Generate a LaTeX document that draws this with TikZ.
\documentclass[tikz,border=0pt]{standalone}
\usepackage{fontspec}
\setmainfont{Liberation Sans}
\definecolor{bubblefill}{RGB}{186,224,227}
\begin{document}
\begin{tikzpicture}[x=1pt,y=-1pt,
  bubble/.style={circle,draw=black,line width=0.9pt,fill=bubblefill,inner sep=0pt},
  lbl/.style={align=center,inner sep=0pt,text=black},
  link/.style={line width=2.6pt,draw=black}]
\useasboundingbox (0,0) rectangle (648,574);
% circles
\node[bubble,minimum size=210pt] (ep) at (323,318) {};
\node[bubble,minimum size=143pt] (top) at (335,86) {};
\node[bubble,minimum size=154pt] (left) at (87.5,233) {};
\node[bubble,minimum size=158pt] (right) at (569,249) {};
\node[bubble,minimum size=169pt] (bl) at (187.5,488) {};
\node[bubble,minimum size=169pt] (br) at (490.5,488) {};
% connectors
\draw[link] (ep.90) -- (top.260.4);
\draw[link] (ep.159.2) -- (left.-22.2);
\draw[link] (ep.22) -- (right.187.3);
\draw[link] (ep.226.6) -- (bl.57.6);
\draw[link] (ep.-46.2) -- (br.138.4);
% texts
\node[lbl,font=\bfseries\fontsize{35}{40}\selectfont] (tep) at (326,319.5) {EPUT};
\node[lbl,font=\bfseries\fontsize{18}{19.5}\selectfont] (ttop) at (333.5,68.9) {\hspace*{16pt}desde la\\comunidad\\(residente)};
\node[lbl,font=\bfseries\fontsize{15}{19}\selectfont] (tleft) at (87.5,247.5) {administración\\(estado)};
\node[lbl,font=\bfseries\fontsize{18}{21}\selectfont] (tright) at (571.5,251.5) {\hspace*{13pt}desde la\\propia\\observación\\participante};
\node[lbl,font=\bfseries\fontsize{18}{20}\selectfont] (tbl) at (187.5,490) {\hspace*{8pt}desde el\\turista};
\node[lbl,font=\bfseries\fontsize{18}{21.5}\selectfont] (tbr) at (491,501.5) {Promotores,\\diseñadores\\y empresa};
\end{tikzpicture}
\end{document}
***
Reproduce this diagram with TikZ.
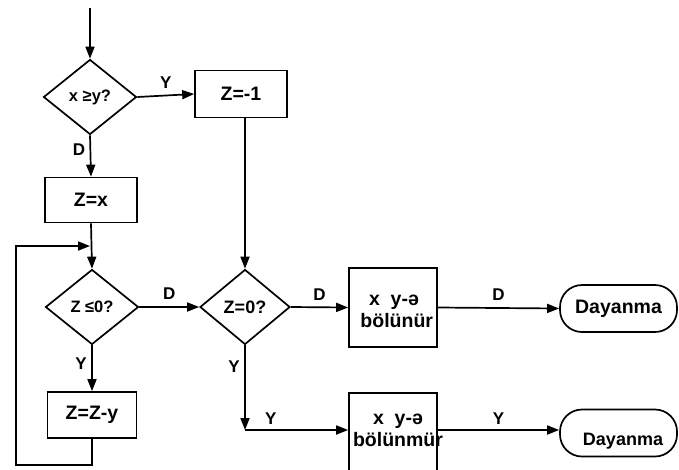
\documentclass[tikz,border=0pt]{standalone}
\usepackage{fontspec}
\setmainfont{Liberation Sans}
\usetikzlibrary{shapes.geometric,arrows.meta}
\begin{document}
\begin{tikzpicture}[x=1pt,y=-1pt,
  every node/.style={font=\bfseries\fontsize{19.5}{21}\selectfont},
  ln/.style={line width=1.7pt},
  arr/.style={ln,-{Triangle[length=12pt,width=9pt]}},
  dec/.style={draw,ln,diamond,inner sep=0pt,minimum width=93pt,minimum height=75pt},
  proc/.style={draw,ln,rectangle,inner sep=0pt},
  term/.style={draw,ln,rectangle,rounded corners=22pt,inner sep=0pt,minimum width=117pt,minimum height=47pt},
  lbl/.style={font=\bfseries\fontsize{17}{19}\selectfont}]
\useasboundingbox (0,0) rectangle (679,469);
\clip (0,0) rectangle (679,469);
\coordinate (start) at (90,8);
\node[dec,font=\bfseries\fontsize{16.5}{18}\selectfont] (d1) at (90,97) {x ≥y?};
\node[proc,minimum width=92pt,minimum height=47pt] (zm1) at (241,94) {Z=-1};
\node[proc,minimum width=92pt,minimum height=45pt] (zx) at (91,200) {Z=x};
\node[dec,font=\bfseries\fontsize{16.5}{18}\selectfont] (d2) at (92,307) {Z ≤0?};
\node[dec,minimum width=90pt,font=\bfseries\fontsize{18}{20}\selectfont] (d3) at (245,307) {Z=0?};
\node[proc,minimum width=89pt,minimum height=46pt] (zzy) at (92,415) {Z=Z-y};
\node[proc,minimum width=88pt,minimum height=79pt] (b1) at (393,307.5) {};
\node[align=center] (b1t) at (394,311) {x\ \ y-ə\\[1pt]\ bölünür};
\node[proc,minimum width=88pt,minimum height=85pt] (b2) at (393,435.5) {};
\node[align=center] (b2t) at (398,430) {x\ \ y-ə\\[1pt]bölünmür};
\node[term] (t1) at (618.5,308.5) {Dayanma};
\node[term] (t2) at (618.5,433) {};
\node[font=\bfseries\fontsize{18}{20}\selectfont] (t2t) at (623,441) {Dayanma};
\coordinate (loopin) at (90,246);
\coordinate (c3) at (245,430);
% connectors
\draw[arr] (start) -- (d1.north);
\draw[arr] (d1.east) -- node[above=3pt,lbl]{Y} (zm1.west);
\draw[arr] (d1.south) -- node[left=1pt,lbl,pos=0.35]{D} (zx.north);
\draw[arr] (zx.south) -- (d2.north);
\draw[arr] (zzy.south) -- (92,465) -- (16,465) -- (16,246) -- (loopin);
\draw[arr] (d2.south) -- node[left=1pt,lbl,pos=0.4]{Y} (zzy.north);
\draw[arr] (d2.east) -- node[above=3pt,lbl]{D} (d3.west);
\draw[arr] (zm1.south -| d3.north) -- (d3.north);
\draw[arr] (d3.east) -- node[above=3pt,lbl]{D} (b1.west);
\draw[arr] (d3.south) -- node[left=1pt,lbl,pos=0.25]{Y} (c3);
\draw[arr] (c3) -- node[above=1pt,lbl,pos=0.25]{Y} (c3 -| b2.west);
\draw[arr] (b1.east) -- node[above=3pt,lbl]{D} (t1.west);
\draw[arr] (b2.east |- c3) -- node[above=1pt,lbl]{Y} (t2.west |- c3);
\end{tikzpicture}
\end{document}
***
# STATED TASK
Consider the entries above and return each line with the string "this".

# SOLUTION
Generate a LaTeX document that draws this with TikZ.
Reproduce this diagram with TikZ.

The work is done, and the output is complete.